TASK GOAL -> Leave out the pictures and reproduce all of the data exactly.

DATA LINES ->
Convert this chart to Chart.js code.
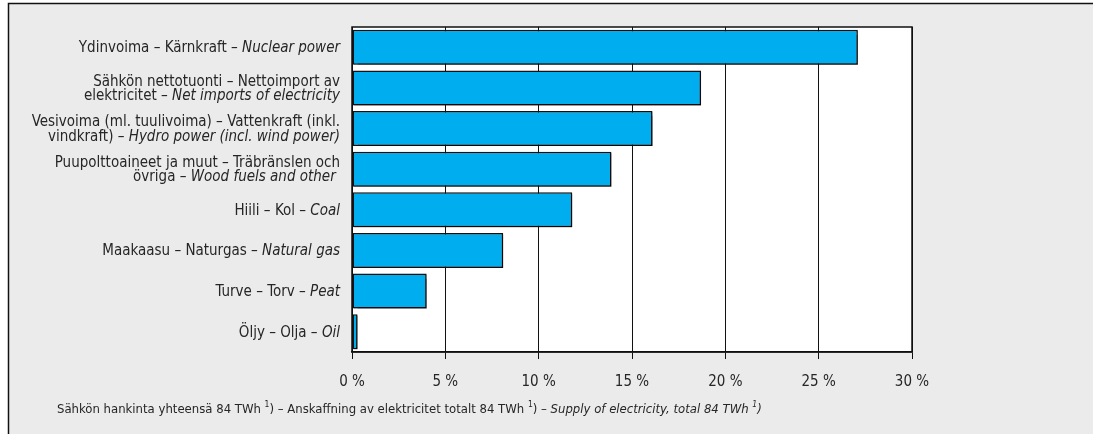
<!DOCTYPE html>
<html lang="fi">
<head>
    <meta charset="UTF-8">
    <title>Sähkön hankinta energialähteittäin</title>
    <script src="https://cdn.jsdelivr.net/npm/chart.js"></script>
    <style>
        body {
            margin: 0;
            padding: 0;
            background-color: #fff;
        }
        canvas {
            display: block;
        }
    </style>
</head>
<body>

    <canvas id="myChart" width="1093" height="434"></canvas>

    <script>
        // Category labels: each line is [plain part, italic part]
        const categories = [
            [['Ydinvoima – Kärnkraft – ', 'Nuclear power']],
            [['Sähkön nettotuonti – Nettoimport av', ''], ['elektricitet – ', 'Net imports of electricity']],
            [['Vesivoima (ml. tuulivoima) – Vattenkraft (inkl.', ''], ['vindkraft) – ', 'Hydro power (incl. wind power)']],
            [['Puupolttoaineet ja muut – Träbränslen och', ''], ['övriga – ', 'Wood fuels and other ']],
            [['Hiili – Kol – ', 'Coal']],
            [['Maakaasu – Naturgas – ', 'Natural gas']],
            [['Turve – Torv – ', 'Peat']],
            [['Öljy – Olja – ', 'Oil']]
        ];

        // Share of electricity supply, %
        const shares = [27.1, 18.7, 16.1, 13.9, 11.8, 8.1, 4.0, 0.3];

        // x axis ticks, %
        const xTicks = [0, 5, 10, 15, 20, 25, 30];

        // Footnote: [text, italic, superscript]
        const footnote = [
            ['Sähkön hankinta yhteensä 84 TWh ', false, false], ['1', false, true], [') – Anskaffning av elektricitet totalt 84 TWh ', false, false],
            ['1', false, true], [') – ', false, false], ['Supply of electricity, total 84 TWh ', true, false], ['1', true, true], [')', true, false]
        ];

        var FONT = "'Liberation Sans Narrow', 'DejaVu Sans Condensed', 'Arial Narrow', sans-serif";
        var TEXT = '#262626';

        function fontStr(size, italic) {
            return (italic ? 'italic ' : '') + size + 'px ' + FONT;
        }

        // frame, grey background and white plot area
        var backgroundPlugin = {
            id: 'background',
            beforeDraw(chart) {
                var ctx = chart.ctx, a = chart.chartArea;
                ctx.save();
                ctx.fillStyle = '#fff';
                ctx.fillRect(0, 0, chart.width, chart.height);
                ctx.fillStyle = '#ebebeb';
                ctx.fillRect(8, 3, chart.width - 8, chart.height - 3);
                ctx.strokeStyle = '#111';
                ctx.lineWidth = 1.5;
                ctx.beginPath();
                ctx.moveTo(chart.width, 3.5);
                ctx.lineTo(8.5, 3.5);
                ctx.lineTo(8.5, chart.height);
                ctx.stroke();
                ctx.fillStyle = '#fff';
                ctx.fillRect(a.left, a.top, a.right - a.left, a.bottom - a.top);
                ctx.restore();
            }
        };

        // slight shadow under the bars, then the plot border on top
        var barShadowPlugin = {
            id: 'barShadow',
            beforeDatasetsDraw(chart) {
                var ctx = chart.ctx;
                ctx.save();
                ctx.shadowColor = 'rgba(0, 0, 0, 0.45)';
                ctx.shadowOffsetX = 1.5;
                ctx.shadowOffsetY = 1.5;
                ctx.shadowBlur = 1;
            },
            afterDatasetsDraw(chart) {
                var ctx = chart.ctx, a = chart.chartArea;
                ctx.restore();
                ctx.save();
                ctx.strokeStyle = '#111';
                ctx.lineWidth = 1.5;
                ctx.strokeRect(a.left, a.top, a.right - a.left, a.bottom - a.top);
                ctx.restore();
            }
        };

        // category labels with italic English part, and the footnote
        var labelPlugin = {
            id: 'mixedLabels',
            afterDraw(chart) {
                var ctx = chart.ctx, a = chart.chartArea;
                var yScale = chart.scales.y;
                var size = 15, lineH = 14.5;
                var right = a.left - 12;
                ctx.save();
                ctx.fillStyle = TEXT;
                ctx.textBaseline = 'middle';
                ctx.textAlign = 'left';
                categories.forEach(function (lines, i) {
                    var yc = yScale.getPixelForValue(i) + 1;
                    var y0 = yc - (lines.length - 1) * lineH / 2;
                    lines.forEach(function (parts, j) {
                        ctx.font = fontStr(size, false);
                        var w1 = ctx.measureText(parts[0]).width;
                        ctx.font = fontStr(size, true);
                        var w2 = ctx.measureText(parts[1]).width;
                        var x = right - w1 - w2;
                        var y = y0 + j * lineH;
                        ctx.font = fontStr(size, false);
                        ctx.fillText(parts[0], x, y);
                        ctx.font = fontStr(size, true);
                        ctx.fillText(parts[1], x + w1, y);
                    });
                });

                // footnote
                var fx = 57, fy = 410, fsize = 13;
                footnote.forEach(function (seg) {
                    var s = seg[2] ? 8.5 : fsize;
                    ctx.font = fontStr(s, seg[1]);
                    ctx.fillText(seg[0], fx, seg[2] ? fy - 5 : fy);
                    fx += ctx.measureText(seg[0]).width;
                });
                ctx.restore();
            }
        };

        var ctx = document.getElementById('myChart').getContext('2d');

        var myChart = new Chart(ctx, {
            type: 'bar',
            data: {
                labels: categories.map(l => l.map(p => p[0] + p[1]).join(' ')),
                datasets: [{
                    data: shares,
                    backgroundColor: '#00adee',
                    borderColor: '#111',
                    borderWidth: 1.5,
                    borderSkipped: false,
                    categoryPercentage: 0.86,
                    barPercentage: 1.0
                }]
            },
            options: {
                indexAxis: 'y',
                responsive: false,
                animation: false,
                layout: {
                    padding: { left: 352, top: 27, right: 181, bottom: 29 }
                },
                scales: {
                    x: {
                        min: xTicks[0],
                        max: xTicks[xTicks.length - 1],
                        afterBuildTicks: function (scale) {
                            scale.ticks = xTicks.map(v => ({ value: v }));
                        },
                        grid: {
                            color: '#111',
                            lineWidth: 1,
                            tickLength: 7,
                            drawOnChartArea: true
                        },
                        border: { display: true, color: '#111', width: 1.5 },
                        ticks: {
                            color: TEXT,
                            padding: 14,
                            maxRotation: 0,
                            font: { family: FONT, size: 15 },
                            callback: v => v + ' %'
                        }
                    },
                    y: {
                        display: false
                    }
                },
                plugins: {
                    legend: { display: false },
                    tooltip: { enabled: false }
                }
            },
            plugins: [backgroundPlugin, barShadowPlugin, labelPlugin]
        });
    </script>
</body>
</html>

ANSWER FOR THE TASK ->
Convert this chart to Chart.js code.
<!DOCTYPE html>
<html lang="fi">
<head>
    <meta charset="UTF-8">
    <title>Sähkön hankinta energialähteittäin</title>
    <script src="https://cdn.jsdelivr.net/npm/chart.js"></script>
    <style>
        body {
            margin: 0;
            padding: 0;
            background-color: #fff;
        }
        canvas {
            display: block;
        }
    </style>
</head>
<body>

    <canvas id="myChart" width="1093" height="434"></canvas>

    <script>
        // Category labels: each line is [plain part, italic part]
        const categories = [
            [['Ydinvoima – Kärnkraft – ', 'Nuclear power']],
            [['Sähkön nettotuonti – Nettoimport av', ''], ['elektricitet – ', 'Net imports of electricity']],
            [['Vesivoima (ml. tuulivoima) – Vattenkraft (inkl.', ''], ['vindkraft) – ', 'Hydro power (incl. wind power)']],
            [['Puupolttoaineet ja muut – Träbränslen och', ''], ['övriga – ', 'Wood fuels and other ']],
            [['Hiili – Kol – ', 'Coal']],
            [['Maakaasu – Naturgas – ', 'Natural gas']],
            [['Turve – Torv – ', 'Peat']],
            [['Öljy – Olja – ', 'Oil']]
        ];

        // Share of electricity supply, %
        const shares = [27.1, 18.7, 16.1, 13.9, 11.8, 8.1, 4.0, 0.3];

        // x axis ticks, %
        const xTicks = [0, 5, 10, 15, 20, 25, 30];

        // Footnote: [text, italic, superscript]
        const footnote = [
            ['Sähkön hankinta yhteensä 84 TWh ', false, false], ['1', false, true], [') – Anskaffning av elektricitet totalt 84 TWh ', false, false],
            ['1', false, true], [') – ', false, false], ['Supply of electricity, total 84 TWh ', true, false], ['1', true, true], [')', true, false]
        ];

        var FONT = "'Liberation Sans Narrow', 'DejaVu Sans Condensed', 'Arial Narrow', sans-serif";
        var TEXT = '#262626';

        function fontStr(size, italic) {
            return (italic ? 'italic ' : '') + size + 'px ' + FONT;
        }

        // frame, grey background and white plot area
        var backgroundPlugin = {
            id: 'background',
            beforeDraw(chart) {
                var ctx = chart.ctx, a = chart.chartArea;
                ctx.save();
                ctx.fillStyle = '#fff';
                ctx.fillRect(0, 0, chart.width, chart.height);
                ctx.fillStyle = '#ebebeb';
                ctx.fillRect(8, 3, chart.width - 8, chart.height - 3);
                ctx.strokeStyle = '#111';
                ctx.lineWidth = 1.5;
                ctx.beginPath();
                ctx.moveTo(chart.width, 3.5);
                ctx.lineTo(8.5, 3.5);
                ctx.lineTo(8.5, chart.height);
                ctx.stroke();
                ctx.fillStyle = '#fff';
                ctx.fillRect(a.left, a.top, a.right - a.left, a.bottom - a.top);
                ctx.restore();
            }
        };

        // slight shadow under the bars, then the plot border on top
        var barShadowPlugin = {
            id: 'barShadow',
            beforeDatasetsDraw(chart) {
                var ctx = chart.ctx;
                ctx.save();
                ctx.shadowColor = 'rgba(0, 0, 0, 0.45)';
                ctx.shadowOffsetX = 1.5;
                ctx.shadowOffsetY = 1.5;
                ctx.shadowBlur = 1;
            },
            afterDatasetsDraw(chart) {
                var ctx = chart.ctx, a = chart.chartArea;
                ctx.restore();
                ctx.save();
                ctx.strokeStyle = '#111';
                ctx.lineWidth = 1.5;
                ctx.strokeRect(a.left, a.top, a.right - a.left, a.bottom - a.top);
                ctx.restore();
            }
        };

        // category labels with italic English part, and the footnote
        var labelPlugin = {
            id: 'mixedLabels',
            afterDraw(chart) {
                var ctx = chart.ctx, a = chart.chartArea;
                var yScale = chart.scales.y;
                var size = 15, lineH = 14.5;
                var right = a.left - 12;
                ctx.save();
                ctx.fillStyle = TEXT;
                ctx.textBaseline = 'middle';
                ctx.textAlign = 'left';
                categories.forEach(function (lines, i) {
                    var yc = yScale.getPixelForValue(i) + 1;
                    var y0 = yc - (lines.length - 1) * lineH / 2;
                    lines.forEach(function (parts, j) {
                        ctx.font = fontStr(size, false);
                        var w1 = ctx.measureText(parts[0]).width;
                        ctx.font = fontStr(size, true);
                        var w2 = ctx.measureText(parts[1]).width;
                        var x = right - w1 - w2;
                        var y = y0 + j * lineH;
                        ctx.font = fontStr(size, false);
                        ctx.fillText(parts[0], x, y);
                        ctx.font = fontStr(size, true);
                        ctx.fillText(parts[1], x + w1, y);
                    });
                });

                // footnote
                var fx = 57, fy = 410, fsize = 13;
                footnote.forEach(function (seg) {
                    var s = seg[2] ? 8.5 : fsize;
                    ctx.font = fontStr(s, seg[1]);
                    ctx.fillText(seg[0], fx, seg[2] ? fy - 5 : fy);
                    fx += ctx.measureText(seg[0]).width;
                });
                ctx.restore();
            }
        };

        var ctx = document.getElementById('myChart').getContext('2d');

        var myChart = new Chart(ctx, {
            type: 'bar',
            data: {
                labels: categories.map(l => l.map(p => p[0] + p[1]).join(' ')),
                datasets: [{
                    data: shares,
                    backgroundColor: '#00adee',
                    borderColor: '#111',
                    borderWidth: 1.5,
                    borderSkipped: false,
                    categoryPercentage: 0.86,
                    barPercentage: 1.0
                }]
            },
            options: {
                indexAxis: 'y',
                responsive: false,
                animation: false,
                layout: {
                    padding: { left: 352, top: 27, right: 181, bottom: 29 }
                },
                scales: {
                    x: {
                        min: xTicks[0],
                        max: xTicks[xTicks.length - 1],
                        afterBuildTicks: function (scale) {
                            scale.ticks = xTicks.map(v => ({ value: v }));
                        },
                        grid: {
                            color: '#111',
                            lineWidth: 1,
                            tickLength: 7,
                            drawOnChartArea: true
                        },
                        border: { display: true, color: '#111', width: 1.5 },
                        ticks: {
                            color: TEXT,
                            padding: 14,
                            maxRotation: 0,
                            font: { family: FONT, size: 15 },
                            callback: v => v + ' %'
                        }
                    },
                    y: {
                        display: false
                    }
                },
                plugins: {
                    legend: { display: false },
                    tooltip: { enabled: false }
                }
            },
            plugins: [backgroundPlugin, barShadowPlugin, labelPlugin]
        });
    </script>
</body>
</html>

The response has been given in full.